--- Set problem ---
Transcribe all the entries word for word, omitting any pictures they contain.

*** Listing

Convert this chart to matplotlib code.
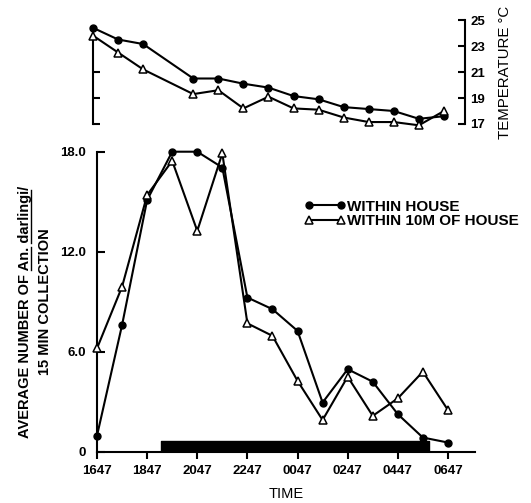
import matplotlib.pyplot as plt
from matplotlib.lines import Line2D

plt.rcParams['font.family'] = ['Liberation Sans', 'DejaVu Sans']
plt.rcParams['font.weight'] = 'bold'
plt.rcParams['font.size'] = 9.5

# hours after 1647
hours = list(range(15))
tick_hours = [0, 2, 4, 6, 8, 10, 12, 14]
time_labels = ['1647', '1847', '2047', '2247', '0047', '0247', '0447', '0647']

house_count = [0.96, 7.6, 15.1, 18.0, 18.0, 17.05, 9.25, 8.55, 7.25, 2.95, 4.95, 4.2, 2.25, 0.85, 0.55]
near_count = [6.2, 9.9, 15.4, 17.45, 13.25, 17.9, 7.7, 6.95, 4.25, 1.9, 4.5, 2.15, 3.2, 4.8, 2.5]

temp_hours = [0, 1, 2, 4, 5, 6, 7, 8, 9, 10, 11, 12, 13, 14]
house_temp = [24.4, 23.5, 23.15, 20.5, 20.5, 20.1, 19.8, 19.15, 18.9, 18.3, 18.15, 18.0, 17.4, 17.6]
near_temp = [23.8, 22.5, 21.2, 19.3, 19.6, 18.2, 19.1, 18.2, 18.1, 17.5, 17.15, 17.15, 16.9, 18.0]

# dark period (hours after 1647)
night_start, night_end = 2.55, 13.25

W, H = 531, 503
fig = plt.figure(figsize=(W / 100, H / 100), dpi=100)

circ = dict(color='black', lw=1.5, marker='o', ms=5, clip_on=False)
tri = dict(color='black', lw=1.5, marker='^', ms=6, mfc='white', mec='black', mew=1.1, clip_on=False)

# ---- main panel
ax = fig.add_axes([97 / W, 1 - 451.7 / H, 378 / W, 300 / H])
ax.plot(hours, house_count, label='WITHIN HOUSE', zorder=3, **circ)
ax.plot(hours, near_count, label='WITHIN 10M OF HOUSE', zorder=4, **tri)
ax.broken_barh([(night_start, night_end - night_start)], (0, 0.62), color='black', zorder=2)
ax.set_xlim(0, 15.08)
ax.set_ylim(0, 18)
ax.set_xticks(tick_hours)
ax.set_xticklabels(time_labels)
ax.set_yticks([0, 6, 12, 18])
ax.set_yticklabels(['0', '6.0', '12.0', '18.0'])
ax.spines['top'].set_visible(False)
ax.spines['right'].set_visible(False)
for s in ['left', 'bottom']:
    ax.spines[s].set_linewidth(1.5)
ax.tick_params(axis='x', direction='out', length=5, width=1.5, pad=4.5)
ax.tick_params(axis='y', direction='in', length=6, width=1.5, pad=8)
ax.set_xlabel('TIME', labelpad=7, fontsize=10.5)

leg = ax.legend(loc='center left', bbox_to_anchor=(304 / W, 1 - 214 / H),
                bbox_transform=fig.transFigure, frameon=False, numpoints=2,
                handlelength=2.75, handletextpad=0.05, borderpad=0, borderaxespad=0,
                labelspacing=0.05, fontsize=11)

# ---- temperature panel
axt = fig.add_axes([93 / W, 1 - 124 / H, 372 / W, 104 / H])
axt.plot(temp_hours, house_temp, zorder=3, **circ)
axt.plot(temp_hours, near_temp, zorder=4, **tri)
axt.set_xlim(0, 14.84)
axt.set_ylim(17, 25)
for s in ['top', 'bottom', 'right']:
    axt.spines[s].set_visible(False)
axt.spines['left'].set_bounds(17, 24.5)
axt.spines['left'].set_linewidth(1.5)
axt.set_xticks([])
axt.set_yticks([17, 19, 21])
axt.tick_params(axis='y', direction='in', length=5, width=1.5, labelleft=False)

sec = axt.secondary_yaxis('right')
sec.spines['right'].set_linewidth(1.5)
sec.set_yticks([17, 19, 21, 23, 25])
sec.tick_params(direction='in', length=5, width=1.5, pad=4)
sec.set_ylabel('TEMPERATURE °C', labelpad=9, fontsize=10.8)

# ---- y label of main panel, with underlined species name
line1 = 'AVERAGE NUMBER OF An. darlingi/'
t1 = fig.text(25 / W, 1 - 312 / H, line1, rotation=90, ha='center', va='center', fontsize=10.5)
fig.text(45 / W, 1 - 302 / H, '15 MIN COLLECTION', rotation=90, ha='center', va='center',
         fontsize=10.5)

fig.canvas.draw()
r = fig.canvas.get_renderer()
prop = t1.get_fontproperties()


def width(s):
    return r.get_text_width_height_descent(s, prop, ismath=False)[0]


bb = t1.get_window_extent(r)
_, _, d = r.get_text_width_height_descent('lp', prop, ismath=False)
ux = bb.x1 - d + 1.5
for a, b in [('AVERAGE NUMBER OF ', 'AVERAGE NUMBER OF An.'),
             ('AVERAGE NUMBER OF An. ', 'AVERAGE NUMBER OF An. darlingi')]:
    y0 = bb.y0 + width(a)
    y1 = bb.y0 + width(b)
    fig.add_artist(Line2D([ux / W, ux / W], [y0 / H, y1 / H], color='black',
                          lw=1.0, transform=fig.transFigure))

fig.savefig('out.png', dpi=100)
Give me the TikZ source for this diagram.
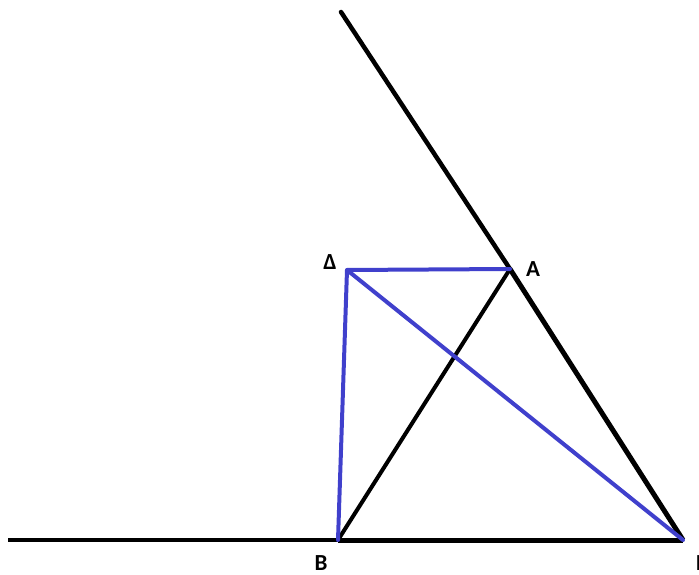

******

--- Output below ---
Convert this chart to matplotlib code.
import matplotlib.pyplot as plt
from matplotlib.lines import Line2D

plt.rcParams['font.family'] = ['Liberation Sans', 'DejaVu Sans']
plt.rcParams['font.weight'] = 'bold'
plt.rcParams['font.size'] = 9.5

# hours after 1647
hours = list(range(15))
tick_hours = [0, 2, 4, 6, 8, 10, 12, 14]
time_labels = ['1647', '1847', '2047', '2247', '0047', '0247', '0447', '0647']

house_count = [0.96, 7.6, 15.1, 18.0, 18.0, 17.05, 9.25, 8.55, 7.25, 2.95, 4.95, 4.2, 2.25, 0.85, 0.55]
near_count = [6.2, 9.9, 15.4, 17.45, 13.25, 17.9, 7.7, 6.95, 4.25, 1.9, 4.5, 2.15, 3.2, 4.8, 2.5]

temp_hours = [0, 1, 2, 4, 5, 6, 7, 8, 9, 10, 11, 12, 13, 14]
house_temp = [24.4, 23.5, 23.15, 20.5, 20.5, 20.1, 19.8, 19.15, 18.9, 18.3, 18.15, 18.0, 17.4, 17.6]
near_temp = [23.8, 22.5, 21.2, 19.3, 19.6, 18.2, 19.1, 18.2, 18.1, 17.5, 17.15, 17.15, 16.9, 18.0]

# dark period (hours after 1647)
night_start, night_end = 2.55, 13.25

W, H = 531, 503
fig = plt.figure(figsize=(W / 100, H / 100), dpi=100)

circ = dict(color='black', lw=1.5, marker='o', ms=5, clip_on=False)
tri = dict(color='black', lw=1.5, marker='^', ms=6, mfc='white', mec='black', mew=1.1, clip_on=False)

# ---- main panel
ax = fig.add_axes([97 / W, 1 - 451.7 / H, 378 / W, 300 / H])
ax.plot(hours, house_count, label='WITHIN HOUSE', zorder=3, **circ)
ax.plot(hours, near_count, label='WITHIN 10M OF HOUSE', zorder=4, **tri)
ax.broken_barh([(night_start, night_end - night_start)], (0, 0.62), color='black', zorder=2)
ax.set_xlim(0, 15.08)
ax.set_ylim(0, 18)
ax.set_xticks(tick_hours)
ax.set_xticklabels(time_labels)
ax.set_yticks([0, 6, 12, 18])
ax.set_yticklabels(['0', '6.0', '12.0', '18.0'])
ax.spines['top'].set_visible(False)
ax.spines['right'].set_visible(False)
for s in ['left', 'bottom']:
    ax.spines[s].set_linewidth(1.5)
ax.tick_params(axis='x', direction='out', length=5, width=1.5, pad=4.5)
ax.tick_params(axis='y', direction='in', length=6, width=1.5, pad=8)
ax.set_xlabel('TIME', labelpad=7, fontsize=10.5)

leg = ax.legend(loc='center left', bbox_to_anchor=(304 / W, 1 - 214 / H),
                bbox_transform=fig.transFigure, frameon=False, numpoints=2,
                handlelength=2.75, handletextpad=0.05, borderpad=0, borderaxespad=0,
                labelspacing=0.05, fontsize=11)

# ---- temperature panel
axt = fig.add_axes([93 / W, 1 - 124 / H, 372 / W, 104 / H])
axt.plot(temp_hours, house_temp, zorder=3, **circ)
axt.plot(temp_hours, near_temp, zorder=4, **tri)
axt.set_xlim(0, 14.84)
axt.set_ylim(17, 25)
for s in ['top', 'bottom', 'right']:
    axt.spines[s].set_visible(False)
axt.spines['left'].set_bounds(17, 24.5)
axt.spines['left'].set_linewidth(1.5)
axt.set_xticks([])
axt.set_yticks([17, 19, 21])
axt.tick_params(axis='y', direction='in', length=5, width=1.5, labelleft=False)

sec = axt.secondary_yaxis('right')
sec.spines['right'].set_linewidth(1.5)
sec.set_yticks([17, 19, 21, 23, 25])
sec.tick_params(direction='in', length=5, width=1.5, pad=4)
sec.set_ylabel('TEMPERATURE °C', labelpad=9, fontsize=10.8)

# ---- y label of main panel, with underlined species name
line1 = 'AVERAGE NUMBER OF An. darlingi/'
t1 = fig.text(25 / W, 1 - 312 / H, line1, rotation=90, ha='center', va='center', fontsize=10.5)
fig.text(45 / W, 1 - 302 / H, '15 MIN COLLECTION', rotation=90, ha='center', va='center',
         fontsize=10.5)

fig.canvas.draw()
r = fig.canvas.get_renderer()
prop = t1.get_fontproperties()


def width(s):
    return r.get_text_width_height_descent(s, prop, ismath=False)[0]


bb = t1.get_window_extent(r)
_, _, d = r.get_text_width_height_descent('lp', prop, ismath=False)
ux = bb.x1 - d + 1.5
for a, b in [('AVERAGE NUMBER OF ', 'AVERAGE NUMBER OF An.'),
             ('AVERAGE NUMBER OF An. ', 'AVERAGE NUMBER OF An. darlingi')]:
    y0 = bb.y0 + width(a)
    y1 = bb.y0 + width(b)
    fig.add_artist(Line2D([ux / W, ux / W], [y0 / H, y1 / H], color='black',
                          lw=1.0, transform=fig.transFigure))

fig.savefig('out.png', dpi=100)
Give me the TikZ source for this diagram.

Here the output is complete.